Several countries and parties, including the US, the EU, the British and the Japanese governments support this effort, Terzi said. 

IOM-Jordan has supplied the Border Guards with 60 vehicles to facilitate their work, including 30 trucks and ambulances, he added. 

“We try as much as possible, just like our UN colleagues, to have funding coming to Jordan to support the refugees trickle into the Jordanian economy. This is one of the goals that we have set,” Terzi said.

The Syrian crisis has not been all negative for Jordan, he argued, noting that it has created jobs for Jordanians and has benefited the country through additional commercial activity.

“IOM is guided by the principle that migration benefits development,” the mission chief said, conceding that this has to be structured and well-managed. 

At present, thousands of Syrian refugees are trying to be smuggled to Europe, incurring high risks and endangering their lives, in the absence of work opportunities in their country and in the region, in general, Terzi said. 

“We have not managed to put our finger on the routings yet,” he said, but smugglers are exploiting middle-class Syrians, and they keep changing their routes whenever they learn about preventive measures.

This has been raising a great deal of concern with different humanitarian agencies and countries — including Jordan and donor nations — looking into it and trying to stop it, the IOM-Jordan chief pointed out, expressing confidence that this illegal activity will be gradually reduced. 

“I am confident that the government will put to force mechanisms to somehow reduce the phenomenon,” he noted.

“The smuggling and trafficking of human life is a multi million [dollar] industry,” he said. 

It is a service provided by the smugglers to people who have money to pay.

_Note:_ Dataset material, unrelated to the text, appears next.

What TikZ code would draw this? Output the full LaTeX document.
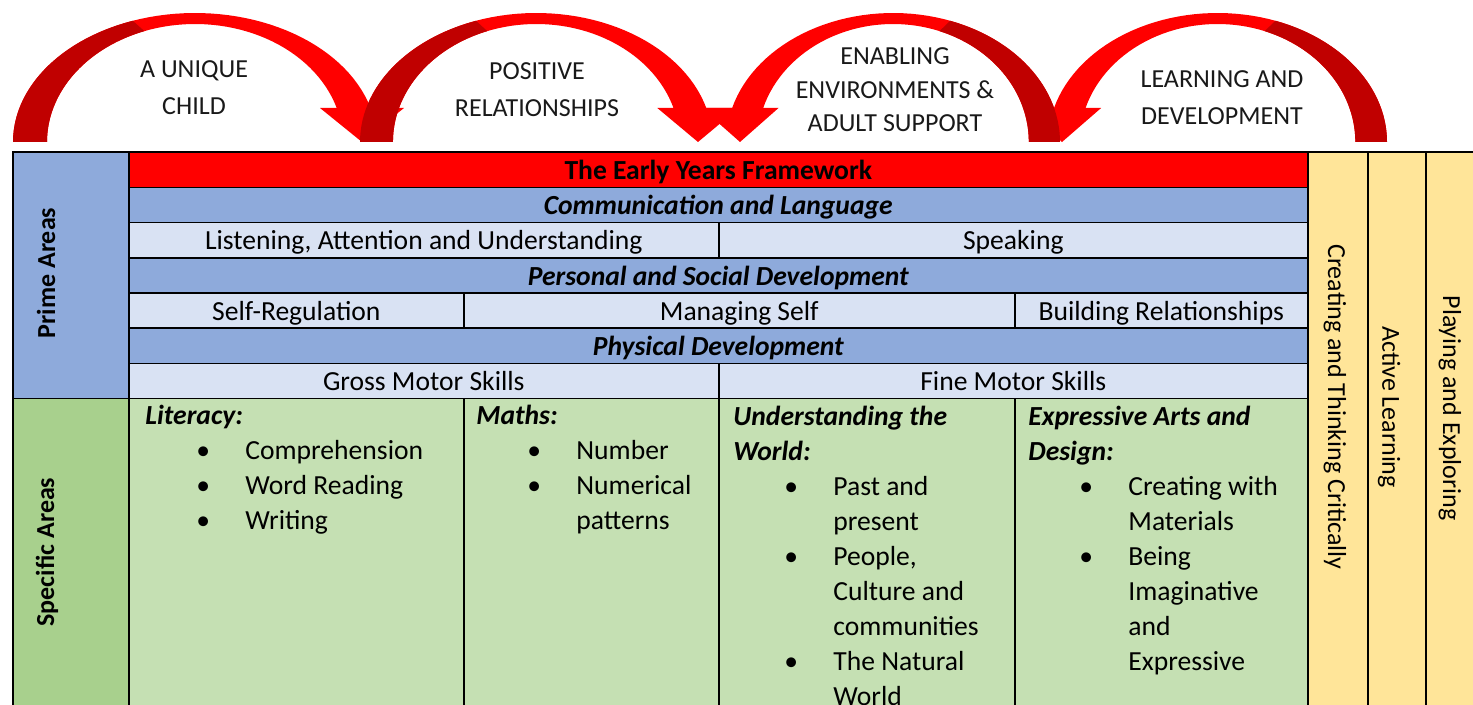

In some cases, these people might acquire a debt that they will have to pay once they reach their destination through labour or after working in different nations, Terzi explained, reiterating that not all refugees are running away from conflicts.

“We are working with the government in counter-trafficking efforts, in illustrating best practices, helping with training and securing funds to assist [it],” he added.


In 2014, the IOM resettled 30,000 Syrians refugees from the region in third countries, with around 7,000 to 8,000 from Jordan. For 2015, the target is 50,000 Syrians to be resettled from the Middle East and North Africa, Terzi added.